Berechnung des Anlagedeckungsgrads 2:

(Eigenkapital + langfristiges Fremdkapital) × 100 / Anlagevermögen

Ein Richtwert von über 100 % ist anzustreben.

Wie stark wird mein Betrieb fremdfinanziert?

Der Verschuldungsgrad ist eine weitere Buchhaltungskennzahl, welche zeigt, wie das Kapital strukturiert ist. Sie bildet das Verhältnis zwischen Fremdkapital und Gesamtkapital ab. Diese Kennzahl zeigt also, wie viel vom Gesamtkapital fremdfinanziert wird. Je tiefer der Verschuldungsgrad, desto weniger Abhängigkeit besteht von Geldgebern und desto mehr Eigenkapital ist im Betrieb vorhanden. Es besteht somit Spielraum für Umstrukturierungen oder Extensivierung des Betriebes bei einer nahenden Betriebsaufgabe.

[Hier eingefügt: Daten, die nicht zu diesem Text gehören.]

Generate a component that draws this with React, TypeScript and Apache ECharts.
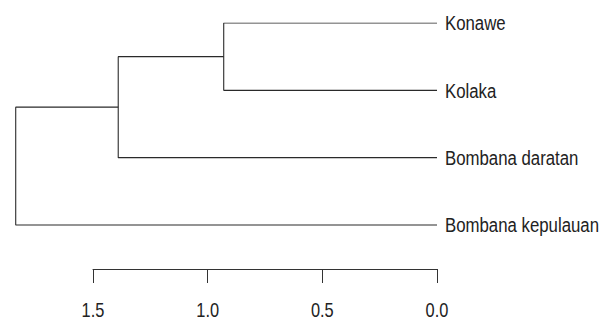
import React, { useEffect, useRef } from "react";
import * as echarts from "echarts";

// Leaves in dendrogram order (top to bottom)
const leaves = ["Konawe", "Kolaka", "Bombana daratan", "Bombana kepulauan"];
// R-style merge matrix: negative = leaf index (1-based), positive = earlier merge (1-based)
const mergeLeft = [-1, 1, 2];
const mergeRight = [-2, -3, -4];
const mergeHeights = [0.93, 1.39, 1.837];
// Axis ticks
const axisTicks = [0, 0.5, 1.0, 1.5];

const FONT = "'Liberation Sans', Arial, sans-serif";
const SQUASH = 0.8;

export default function App() {
  const ref = useRef<HTMLDivElement>(null);
  useEffect(() => {
    if (!ref.current) return;
    const chart = echarts.init(ref.current, null, { renderer: "svg" });

    const axisLeft = 93;
    const axisRight = 171;
    const axisMax = axisTicks[axisTicks.length - 1];
    const pxPerUnit = (608 - axisLeft - axisRight) / axisMax;
    const treeMax = 1.9;
    const treeLeft = 608 - axisRight - treeMax * pxPerUnit;

    // compute node positions
    const nodes: { y: number; h: number }[] = [];
    const get = (id: number) =>
      id < 0 ? { y: -id - 1, h: 0 } : nodes[id - 1];
    const segs: any[] = [];
    for (let i = 0; i < mergeHeights.length; i++) {
      const a = get(mergeLeft[i]);
      const b = get(mergeRight[i]);
      const H = mergeHeights[i];
      segs.push({
        type: "line",
        xAxisIndex: 0,
        yAxisIndex: 0,
        data: [
          [a.h, a.y],
          [H, a.y],
          [H, b.y],
          [b.h, b.y],
        ],
        showSymbol: false,
        symbol: "none",
        silent: true,
        lineStyle: { color: "#2a2a2a", width: 1.1 },
      });
      nodes.push({ y: (a.y + b.y) / 2, h: H });
    }

    chart.setOption({
      animation: false,
      backgroundColor: "#fff",
      grid: [
        { left: treeLeft, right: axisRight, top: 23, bottom: 51 },
        { left: axisLeft, right: axisRight, top: 23, bottom: 51 },
      ],
      xAxis: [
        {
          gridIndex: 0,
          type: "value",
          inverse: true,
          min: 0,
          max: treeMax,
          show: false,
        },
        {
          gridIndex: 1,
          type: "value",
          inverse: true,
          min: axisTicks[0],
          max: axisMax,
          interval: 0.5,
          position: "bottom",
          splitLine: { show: false },
          axisLine: { show: true, onZero: false, lineStyle: { color: "#333", width: 1 } },
          axisTick: { show: true, length: 14, lineStyle: { color: "#333" } },
          axisLabel: { show: false },
        },
      ],
      yAxis: [
        { gridIndex: 0, type: "value", inverse: true, min: 0, max: 3.6535, show: false },
        { gridIndex: 1, type: "value", inverse: true, min: 0, max: 3.6535, show: false },
      ],
      series: segs,
    });

    const graphics: any[] = [];
    leaves.forEach((name, i) => {
      const p = chart.convertToPixel({ xAxisIndex: 0, yAxisIndex: 0 }, [0, i]) as number[];
      graphics.push({
        type: "text",
        x: p[0] + 8,
        y: p[1],
        scaleX: SQUASH,
        silent: true,
        style: {
          text: name,
          fontSize: 21,
          lineHeight: 21,
          fontFamily: FONT,
          fill: "#222",
          align: "left",
          verticalAlign: "middle",
        },
      });
    });
    axisTicks.forEach((v) => {
      const x = chart.convertToPixel({ xAxisIndex: 1 }, v) as number;
      graphics.push({
        type: "text",
        x,
        y: 310,
        scaleX: 0.82,
        silent: true,
        style: {
          text: v.toFixed(1),
          fontSize: 20,
          lineHeight: 18,
          fontFamily: FONT,
          fill: "#222",
          align: "center",
          verticalAlign: "middle",
        },
      });
    });
    chart.setOption({ graphic: graphics });

    return () => chart.dispose();
  }, []);
  return (
    <div
      ref={ref}
      style={{ position: "fixed", left: 0, top: 0, width: 608, height: 320 }}
    />
  );
}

Berechnung des Verschuldungsgrads:

Fremdkapital × 100 / Gesamtkapital

Ein Richtwert von 60 bis 80 % (nach Hofübernahme) und 0 bis 40 % (vor der Hofübergabe) ist anzustreben.

Je tiefer der Immobilisierungsgrad also ist, desto flexibler ist ein Betrieb

Der Immobilisierungsgrad gibt Auskunft über die Struktur der Aktiven in der Bilanz. Es wird der Anteil an stark gebundenem Vermögen (Anlagevermögen) den gesamten Aktiven des Betriebs gegenübergestellt. Je tiefer der Immobilisierungsgrad also ist, desto flexibler ist ein Betrieb. Dies bedeutet, dass ein Betrieb einfacher umstellen oder sich schneller einer geänderten Marktsituation anpassen kann. Dies ist dadurch zu erklären, dass im Anlagevermögen Geld fixiert ist, welches nicht schnell oder nur mit Schwierigkeiten verfügbar gemacht werden kann.

Berechnung des Immobilisierungsgrads:

(Anlagevermögen + Tiervermögen) × 100 / Aktiven Betrieb

Ein Richtwert von 60 bis 80 % ist anzustreben.

Wie viele Jahre dauert es, die Schulden zu tilgen?

Der Verschuldungsfaktor gibt Auskunft über die Ertragskraft des Unternehmens und insbesondere darüber, wie viele Jahre es dauert, um mit dem Jahresergebnis resp. dem erwirtschafteten Cashflow die Schulden zu tilgen. Können die Schulden des Betriebes mit den erwirtschafteten Mitteln bereits in 3 bis maximal 6 Jahren zurückbezahlt werden, ist dies gut bis sehr gut. Akzeptabel wäre in der Landwirtschaft auch eine Zeitdauer von bis zu 10 Jahren, wenn erst kürzlich grosse Investitionen oder Landzukäufe oder gar ein Betriebserwerb zu einem Preis über dem Ertragswert getätigt wurden. Diese Kennzahl ist somit ein sehr bedeutender Hinweis darauf, ob es einem Betrieb finanziell gut läuft und die richtigen Betriebsleiterentscheide getroffen wurden oder ob der Betrieb «nur schwer vom Fleck kommt».

Berechnung des Verschuldungsfaktors:

Effektive Verschuldung / Cashflow

Ein Richtwert von 3 bis 6 % ist anzustreben.

Nach Ermittlung und Analyse all dieser Kennzahlen lässt sich eine detaillierte Aussage zum finanziellen Zustand des Betriebes machen und es wird rasch klar, ob in den nächsten Jahren das Hauptgewicht auf die Reduktion der Verschuldung, die Stärkung der Ertragskraft oder auch auf das Management der Liquidität gelegt werden soll. Oder aber es zeigt sich, dass der Betrieb finanziell kerngesund ist und man somit alles richtig gemacht hat und Grund zur Freude hat.